A 16-bit touchscreen is capable of displaying 65,536 colors. That’s a lot of colors. The trouble is that you don’t get to choose them. They’re chosen for you by combining 32 shades of red, 64 shades of green, and 32 shades of blue (32 x 64 x 32 = 65,536). It’s the combination of red, green, and blue values that determines each color. Your design may have up to 256 shades of red, 256 shades of green, and 256 shades of blue. That adds up to more than 16.7 million colors, most of which simply can’t be reproduced on a 16-bit touchscreen. The display is forced to round every color to the nearest supported color, leaving large gaps, or bands, between them.
What can we do about it? Well, a few things.

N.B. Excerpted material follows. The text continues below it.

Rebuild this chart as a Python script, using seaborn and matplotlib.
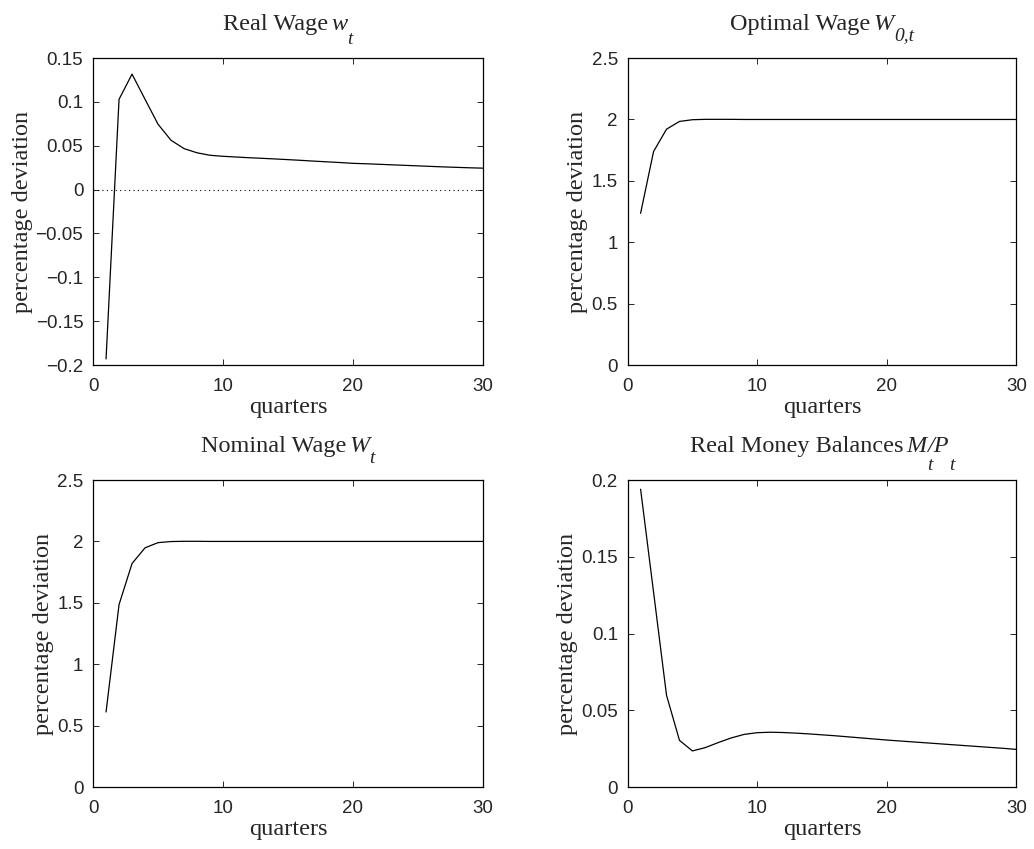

Did you notice that our 16-bit touchscreen supports twice as many shades of green than it does red or blue? That’s done on purpose to compensate for the human eye being more sensitive to the color green. You can use these extra shades to your advantage by incorporating more green in your design. Throw a hint of green in your drop shadows, background image, or other large areas of gradient color. It won’t get rid of the banding, but it will improve it.

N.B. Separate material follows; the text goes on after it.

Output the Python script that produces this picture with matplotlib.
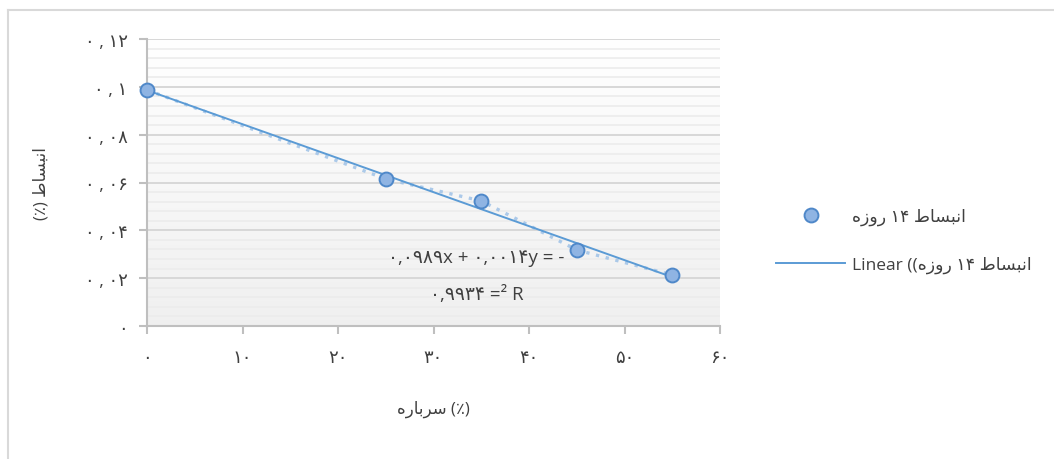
import numpy as np
import matplotlib.pyplot as plt
from matplotlib.lines import Line2D

# data
slag = [0, 25, 35, 45, 55]
expansion = [0.0987, 0.0615, 0.0523, 0.0318, 0.0213]
x_ticks = [0, 10, 20, 30, 40, 50, 60]
y_ticks = [0, 0.02, 0.04, 0.06, 0.08, 0.10, 0.12]

FA_DIGITS = str.maketrans('0123456789.', '۰۱۲۳۴۵۶۷۸۹,')

# (isolated, final, initial, medial) forms; None = letter does not join the next one
FORMS = {
    'ا': ('\uFE8D', '\uFE8E', None, None),
    'ب': ('\uFE8F', '\uFE90', '\uFE91', '\uFE92'),
    'ن': ('\uFEE5', '\uFEE6', '\uFEE7', '\uFEE8'),
    'س': ('\uFEB1', '\uFEB2', '\uFEB3', '\uFEB4'),
    'ط': ('\uFEC1', '\uFEC2', '\uFEC3', '\uFEC4'),
    'ر': ('\uFEAD', '\uFEAE', None, None),
    'ز': ('\uFEAF', '\uFEB0', None, None),
    'و': ('\uFEED', '\uFEEE', None, None),
    'ه': ('\uFEE9', '\uFEEA', '\uFEEB', '\uFEEC'),
}


def shape(word):
    # join the letters of one Persian word and return it in visual order
    out = []
    for i, ch in enumerate(word):
        iso, fin, ini, med = FORMS[ch]
        prev_joins = i > 0 and FORMS[word[i - 1]][2] is not None
        next_joins = i < len(word) - 1 and ini is not None
        if prev_joins and next_joins:
            out.append(med)
        elif prev_joins:
            out.append(fin)
        elif next_joins:
            out.append(ini)
        else:
            out.append(iso)
    return ''.join(out[::-1])


def fa(v):
    s = ('%g' % v)
    return s.translate(FA_DIGITS)


series_name = shape('روزه') + ' ۱۴ ' + shape('انبساط')
x_label = shape('سرباره') + ' (٪)'
y_label = '(٪) ' + shape('انبساط')

plt.rcParams['font.family'] = ['Open Sans', 'DejaVu Sans']

fig = plt.figure(figsize=(10.54, 4.6), dpi=100)
ax = fig.add_axes([147 / 1054, 1 - 327 / 460, (720 - 147) / 1054, (327 - 40) / 460])

# outer chart border (left and top visible)
fig.add_artist(Line2D([8 / 1054, 8 / 1054], [0, 1 - 11 / 460], transform=fig.transFigure,
                      color='#d9d9d9', lw=1.5))
fig.add_artist(Line2D([8 / 1054, 1], [1 - 11 / 460, 1 - 11 / 460], transform=fig.transFigure,
                      color='#d9d9d9', lw=1.5))

# plot area gradient, white at top to light grey at bottom
g = np.linspace(1.0, 0.94, 256).reshape(-1, 1, 1)
grad = np.repeat(g, 3, axis=2)
ax.imshow(grad, extent=[0, 60, 0, 0.12], aspect='auto', origin='upper', zorder=0)

ax.set_xlim(0, 60)
ax.set_ylim(0, 0.12)

# faint stripes and major gridlines
for yv in np.arange(0, 0.1201, 0.004):
    ax.axhline(yv, color='#ececec', lw=1.2, zorder=1)
for yv in y_ticks[1:]:
    ax.axhline(yv, color='#d4d4d4', lw=1.2, zorder=1)

# points joined by a dotted line
ax.plot(slag, expansion, linestyle=(0, (1, 2)), color='#9fc2e7', lw=2.4, alpha=0.85, zorder=2)

# linear trendline
k, b = np.polyfit(slag, expansion, 1)
xs = np.array([min(slag), max(slag)])
ax.plot(xs, k * xs + b, color='#5b9bd5', lw=1.4, zorder=3)

ax.plot(slag, expansion, 'o', ms=10, mfc='#8fb4e3', mec='#4f88c9', mew=1.4, zorder=4,
        clip_on=False)

ax.text(34.5, 0.0290, '۰,۰۹۸۹x + ۰,۰۰۱۴y = -', ha='center', va='center', fontsize=13.5,
        color='#404040', zorder=5)
ax.text(34.5, 0.0133, '۰,۹۹۳۴ =² R', ha='center', va='center', fontsize=13.5,
        color='#404040', zorder=5)

for side in ['top', 'right']:
    ax.spines[side].set_visible(False)
for side in ['left', 'bottom']:
    ax.spines[side].set_color('#bfbfbf')
    ax.spines[side].set_linewidth(1.5)

ax.set_xticks(x_ticks)
ax.set_xticklabels([fa(v) for v in x_ticks])
ax.set_yticks(y_ticks)
ax.set_yticklabels(['۰'] + [fa(round(v, 2)).replace(',', ' , ') for v in y_ticks[1:]])
ax.tick_params(axis='both', colors='#bfbfbf', length=6, width=1.5, labelcolor='#404040',
               labelsize=13)
ax.tick_params(axis='x', pad=10)
ax.tick_params(axis='y', pad=8)

ax.set_xlabel(x_label, fontsize=12, color='#404040', labelpad=24)
ax.set_ylabel(y_label, fontsize=12, color='#404040', labelpad=25)

handles = [
    Line2D([], [], ls='none', marker='o', ms=10, mfc='#8fb4e3', mec='#4f88c9', mew=1.4),
    Line2D([], [], color='#5b9bd5', lw=1.4),
]
labels = [series_name, 'Linear ((' + series_name]
fig.legend(handles, labels, loc='upper left', bbox_to_anchor=(776 / 1054, 1 - 209 / 460),
           frameon=False, fontsize=12.5, handlelength=4.0, handletextpad=0.35,
           labelspacing=1.75, borderpad=0, borderaxespad=0, labelcolor='#404040')

fig.savefig('out.png', dpi=100)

To completely eliminate banding, avoid smooth transitions between shades of the same color, especially in larger areas. Banding culprits include gradients, shadows, and images with a lot of flowing colors (like a sky or sunset). While some color shifting will still occur, color banding is much more of a nuisance. By excluding smooth transitions, your design will be represented more accurately by the touchscreen.

You can preview color shift and banding in Photoshop in just a few steps. You can’t undo this, so make sure you save your original design before continuing. Flatten your image (Layer > Flatten Image) and choose Split Channels (from the Channels palette menu). This creates 3 grayscale images representing the red, green, and blue values independently. For each one, convert the mode to RGB (Image > Mode > RGB Color), then to indexed (Image > Mode > Indexed Color). In the Indexed Color dialog box, load the appropriate custom palette (use 5-bit grayscale for red and blue; use 6-bit grayscale for green) and select OK to complete. Now convert the image back to grayscale (Image > Mode > Grayscale). Once you’ve done this with all three grayscale images, choose Merge Channels (from the Channels palette menu). The resulting image will be an accurate representation of how your design will be rendered on the touchscreen.

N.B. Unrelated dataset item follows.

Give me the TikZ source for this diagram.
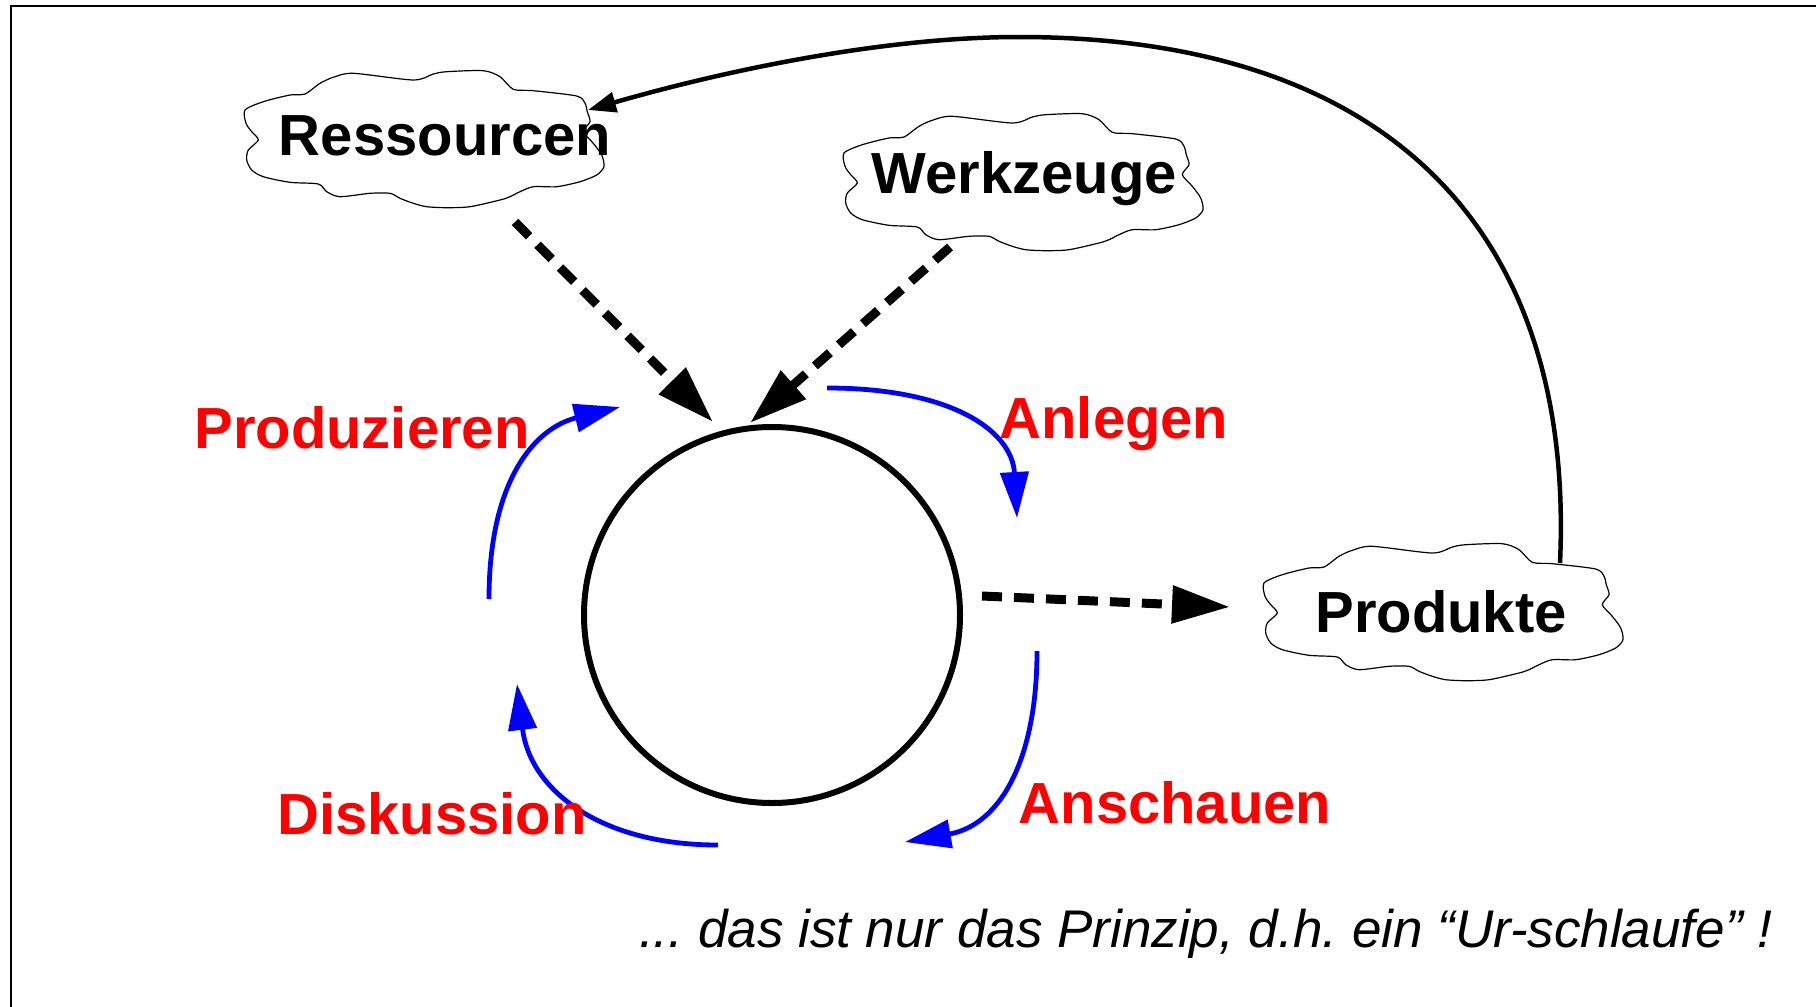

Your background image is probably suffering from the most banding. We can dither the worst offenders for optimal results. Simply isolate the background image and repeat the previewing process as described above. This time however, also select 100% diffusion dithering from the Indexed Color dialog box in each grayscale image. The merged result is free of banding and comprised only of supported colors.

As long as you understand how color works on a particular display, you can adjust the channel splitting technique to work on touchscreens of any color depth. Just use the appropriate palette when indexing each color.